You'll need one of each ear engraved and one of each without the engravings. You'll also need two holes near the bottom edge. I forgot to add the holes and had to drill them after the fact. See step 4.

Engrave the black lines and cut around the edge using a laser cutter.

Step 2: Add Black

Squirt black alcohol ink into the engraved sections before removing masking paper. If some of the black bled out of the designated areas, use a q-tip dipped in alcohol to gently wipe it off.

Step 3: Paint

Mix food coloring into Mod Podge to create paints for each color you need. Use your paintbrush to apply the paint generously so that it sits above the surface a bit.

Step 4: Drill

If you forgot to laser some holes in the bottom edge, tape the plain ears to their respective engraved ears and drill holes.

Step 5: Attach to Headband

Put the plain ears over the painted side of the engraved ears.

Put zip-ties through the holes and around the headband loosely at first.

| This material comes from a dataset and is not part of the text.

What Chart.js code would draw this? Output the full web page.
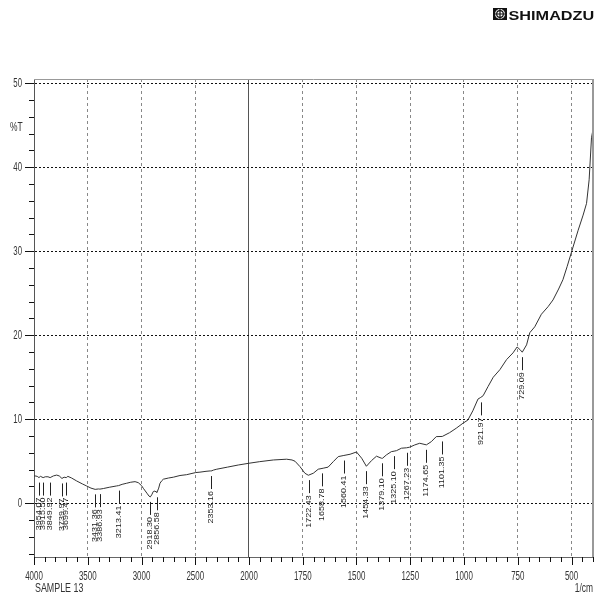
<!DOCTYPE html>
<html>
<head>
<meta charset="utf-8">
<script src="https://cdn.jsdelivr.net/npm/chart.js@4.4.0/dist/chart.umd.min.js"></script>
<style>
  html, body { margin: 0; padding: 0; background: #fff; }
</style>
</head>
<body>
<canvas id="ir" width="598" height="601"></canvas>
<script>
// spectrum (1/cm, %T)
const waveNumbers = [4000, 3990, 3970, 3954, 3940, 3915, 3895, 3870, 3850, 3820, 3789, 3765, 3740, 3720, 3700, 3685,
  3650, 3603, 3550, 3510, 3470, 3431, 3400, 3387, 3355, 3300, 3231, 3213, 3180, 3138, 3100, 3060, 3030, 3000,
  2983, 2950, 2930, 2918, 2905, 2890, 2875, 2865, 2856, 2840, 2828, 2810, 2797, 2750, 2704, 2642, 2580, 2496,
  2456, 2400, 2360, 2353, 2330, 2300, 2200, 2100, 2000, 1950, 1887, 1825, 1800, 1786, 1763, 1740, 1724, 1701,
  1678, 1655, 1632, 1608, 1585, 1562, 1530, 1500, 1476, 1454, 1430, 1407, 1384, 1379, 1361, 1338, 1325, 1314,
  1291, 1267, 1253, 1229, 1206, 1175, 1152, 1129, 1101, 1067, 1036, 1005, 982, 959, 935, 922, 911, 888, 864,
  833, 802, 772, 753, 740, 729, 709, 694, 671, 640, 609, 586, 560, 540, 520, 500, 469, 446, 430, 418, 407, 400];
const transmittance = [3.25, 3.25, 3.2, 3.05, 3.2, 3.05, 3.15, 3.15, 3.05, 3.25, 3.35, 3.25, 2.95, 3.1, 3.05, 3.2,
  3.0, 2.65, 2.3, 2.05, 1.8, 1.65, 1.7, 1.68, 1.75, 1.9, 2.06, 2.1, 2.25, 2.38, 2.5, 2.57, 2.45, 2.1,
  1.78, 1.2, 0.85, 0.75, 1.0, 1.4, 1.45, 1.35, 1.3, 1.8, 2.38, 2.7, 2.86, 3.0, 3.1, 3.3, 3.4, 3.65,
  3.7, 3.8, 3.85, 3.83, 3.95, 4.05, 4.3, 4.55, 4.76, 4.95, 5.15, 5.24, 5.15, 5.0, 4.36, 3.57, 3.33, 3.57,
  4.05, 4.17, 4.3, 4.95, 5.55, 5.67, 5.83, 6.1, 5.36, 4.4, 5.08, 5.6, 5.36, 5.35, 5.75, 6.14, 6.2, 6.26,
  6.55, 6.6, 6.67, 6.94, 7.14, 6.95, 7.33, 7.93, 7.95, 8.4, 8.93, 9.52, 9.9, 11.0, 12.4, 12.6, 12.8, 13.9, 15.0,
  15.9, 17.1, 17.9, 18.6, 18.3, 17.98, 18.85, 20.3, 21.0, 22.5, 23.4, 24.2, 25.5, 26.6, 28.2, 29.9, 32.5, 34.3, 35.7, 38.5, 43.5, 44.5];

const peakLabels = ['3954.07', '3915.50', '3849.92', '3739.97', '3699.47', '3431.36', '3386.93', '3213.41',
  '2918.30', '2856.58', '2353.16', '1722.43', '1658.78', '1560.41', '1454.33', '1379.10', '1325.10',
  '1267.23', '1174.65', '1101.35', '921.97', '729.09'];

const xMajorTicks = [4000, 3500, 3000, 2500, 2000, 1750, 1500, 1250, 1000, 750, 500];
const yMajorTicks = [0, 10, 20, 30, 40, 50];

// 4000-2000 is drawn at half the scale of 2000-400
const fold = w => w > 2000 ? 2000 + (w - 2000) / 2 : w;
const unfold = f => f > 2000 ? 2000 + (f - 2000) * 2 : f;

class FtirScale extends Chart.LinearScale {
  getPixelForValue(v) {
    if (v === null || v === undefined) return NaN;
    const a = fold(this.min), b = fold(this.max);
    return this.getPixelForDecimal((fold(v) - a) / (b - a));
  }
  getValueForPixel(p) {
    const a = fold(this.min), b = fold(this.max);
    return unfold(a + this.getDecimalForPixel(p) * (b - a));
  }
}
FtirScale.id = 'ftir';
FtirScale.defaults = Object.assign({}, Chart.LinearScale.defaults);
Chart.register(FtirScale);

function tAt(w) {
  for (let i = 0; i < waveNumbers.length - 1; i++) {
    const a = waveNumbers[i], b = waveNumbers[i + 1];
    if (w <= a && w >= b) {
      return transmittance[i] + (transmittance[i + 1] - transmittance[i]) * (a - w) / (a - b);
    }
  }
  return transmittance[transmittance.length - 1];
}

function squeeze(ctx, str, x, y, sx, align, baseline, font, color) {
  ctx.save();
  ctx.font = font;
  ctx.fillStyle = color || '#333';
  ctx.textAlign = align;
  ctx.textBaseline = baseline;
  ctx.translate(x, y);
  ctx.scale(sx, 1);
  ctx.fillText(str, 0, 0);
  ctx.restore();
}

const decor = {
  id: 'decor',
  afterDraw(chart) {
    const { ctx, chartArea: ca, scales: { x, y } } = chart;
    ctx.save();

    // frame top / right
    ctx.strokeStyle = '#999';
    ctx.lineWidth = 1;
    ctx.beginPath();
    ctx.moveTo(ca.left, ca.top + 0.5); ctx.lineTo(ca.right, ca.top + 0.5);
    ctx.stroke();
    ctx.lineWidth = 2;
    ctx.beginPath();
    ctx.moveTo(ca.right, ca.top); ctx.lineTo(ca.right, ca.bottom);
    ctx.stroke();

    // y tick marks
    ctx.strokeStyle = '#111';
    ctx.lineWidth = 1;
    for (let v = -6; v <= 50; v += 2) {
      const py = Math.round(y.getPixelForValue(v)) + 0.5;
      const len = v % 10 === 0 ? 9 : 5;
      ctx.beginPath(); ctx.moveTo(ca.left - len, py); ctx.lineTo(ca.left, py); ctx.stroke();
    }
    yMajorTicks.forEach(v => {
      squeeze(ctx, String(v), 22, y.getPixelForValue(v) + 0.5, 0.6, 'right', 'middle', '13px "Liberation Sans"');
    });
    squeeze(ctx, '%T', 10, 131, 0.65, 'left', 'alphabetic', '13px "Liberation Sans"');

    // x tick marks
    const xt = [];
    for (let w = 4000; w > 2000; w -= 100) xt.push(w);
    for (let w = 2000; w >= 400; w -= 50) xt.push(w);
    xt.forEach(w => {
      const px = Math.round(x.getPixelForValue(w)) + 0.5;
      const len = xMajorTicks.includes(w) ? 8 : 5;
      ctx.beginPath(); ctx.moveTo(px, ca.bottom); ctx.lineTo(px, ca.bottom + len); ctx.stroke();
    });
    xMajorTicks.forEach(w => {
      squeeze(ctx, String(w), x.getPixelForValue(w), 580, 0.66, 'center', 'alphabetic', '12px "Liberation Sans"');
    });
    squeeze(ctx, 'SAMPLE 13', 35, 592, 0.74, 'left', 'alphabetic', '12px "Liberation Sans"');
    squeeze(ctx, '1/cm', 593, 592, 0.7, 'right', 'alphabetic', '12px "Liberation Sans"');

    // peak markers
    ctx.strokeStyle = '#222';
    peakLabels.forEach(lbl => {
      const w = parseFloat(lbl);
      const px = Math.round(x.getPixelForValue(w)) + 0.5;
      const py = y.getPixelForValue(tAt(w));
      ctx.beginPath(); ctx.moveTo(px, py + 5); ctx.lineTo(px, py + 18); ctx.stroke();
      ctx.save();
      ctx.translate(px, py + 20);
      ctx.rotate(-Math.PI / 2);
      ctx.scale(1, 0.75);
      ctx.font = '9px "Liberation Sans"';
      ctx.fillStyle = '#222';
      ctx.textAlign = 'right';
      ctx.textBaseline = 'middle';
      ctx.fillText(lbl, 0, 0);
      ctx.restore();
    });

    // maker logo
    ctx.fillStyle = '#111';
    ctx.fillRect(493, 8, 14, 12);
    ctx.fillStyle = '#fff';
    ctx.beginPath(); ctx.arc(500, 14, 5, 0, Math.PI * 2); ctx.fill();
    ctx.strokeStyle = '#111';
    ctx.lineWidth = 1.2;
    ctx.beginPath(); ctx.arc(500, 14, 3.3, 0, Math.PI * 2); ctx.stroke();
    ctx.beginPath(); ctx.moveTo(500, 9); ctx.lineTo(500, 19); ctx.moveTo(495, 14); ctx.lineTo(505, 14); ctx.stroke();
    squeeze(ctx, 'SHIMADZU', 508.5, 19.5, 1.25, 'left', 'alphabetic', 'bold 13px "Liberation Sans"', '#111');

    ctx.restore();
  }
};

new Chart(document.getElementById('ir'), {
  type: 'line',
  data: {
    datasets: [{
      data: waveNumbers.map((w, i) => ({ x: w, y: transmittance[i] })),
      borderColor: '#333',
      borderWidth: 1,
      pointRadius: 0,
      tension: 0,
      fill: false
    }]
  },
  options: {
    responsive: false,
    animation: false,
    layout: { padding: { top: 79, right: 5, left: 0, bottom: 0 } },
    plugins: { legend: { display: false }, tooltip: { enabled: false } },
    scales: {
      x: {
        type: 'ftir', min: 400, max: 4000, reverse: true,
        afterBuildTicks: s => { s.ticks = xMajorTicks.map(v => ({ value: v })); },
        afterFit: s => { s.height = 44; },
        ticks: { display: false },
        grid: {
          drawTicks: false,
          color: c => !c.tick ? '#888' : c.tick.value === 4000 ? 'rgba(0,0,0,0)' : c.tick.value === 2000 ? '#555' : '#888'
        },
        border: { color: '#666', dash: c => (c.tick && c.tick.value === 2000) ? [] : [3, 3] }
      },
      y: {
        min: -6.4, max: 50.5,
        afterBuildTicks: s => { s.ticks = yMajorTicks.map(v => ({ value: v })); },
        afterFit: s => { s.width = 34; },
        ticks: { display: false },
        grid: { drawTicks: false, color: '#111' },
        border: { color: '#555', dash: [2, 2] }
      }
    }
  },
  plugins: [decor]
});
</script>
</body>
</html>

The end should be in the back and facing up as pictured. Slide the ears around to make sure they're symmetrical and the desired width apart. Tighten the zip-ties when you've got them where you want them. Clip off the ends of the zip-ties.

If applied correctly, the zip ties won't be uncomfortable. I can't even tell they're there. They're a bit visible, but far more secure than using hot glue, so it's worth the trade-off in my opinion.

Step 6: Hot Glue

Add a bit of hot glue to the edge of the two ear pieces to keep them from splitting apart. You can add just a bit or go all the way around and add some ribbon to the edge.

Step 7: Enjoy

Hit up your favorite Disney theme park and show off your handiwork!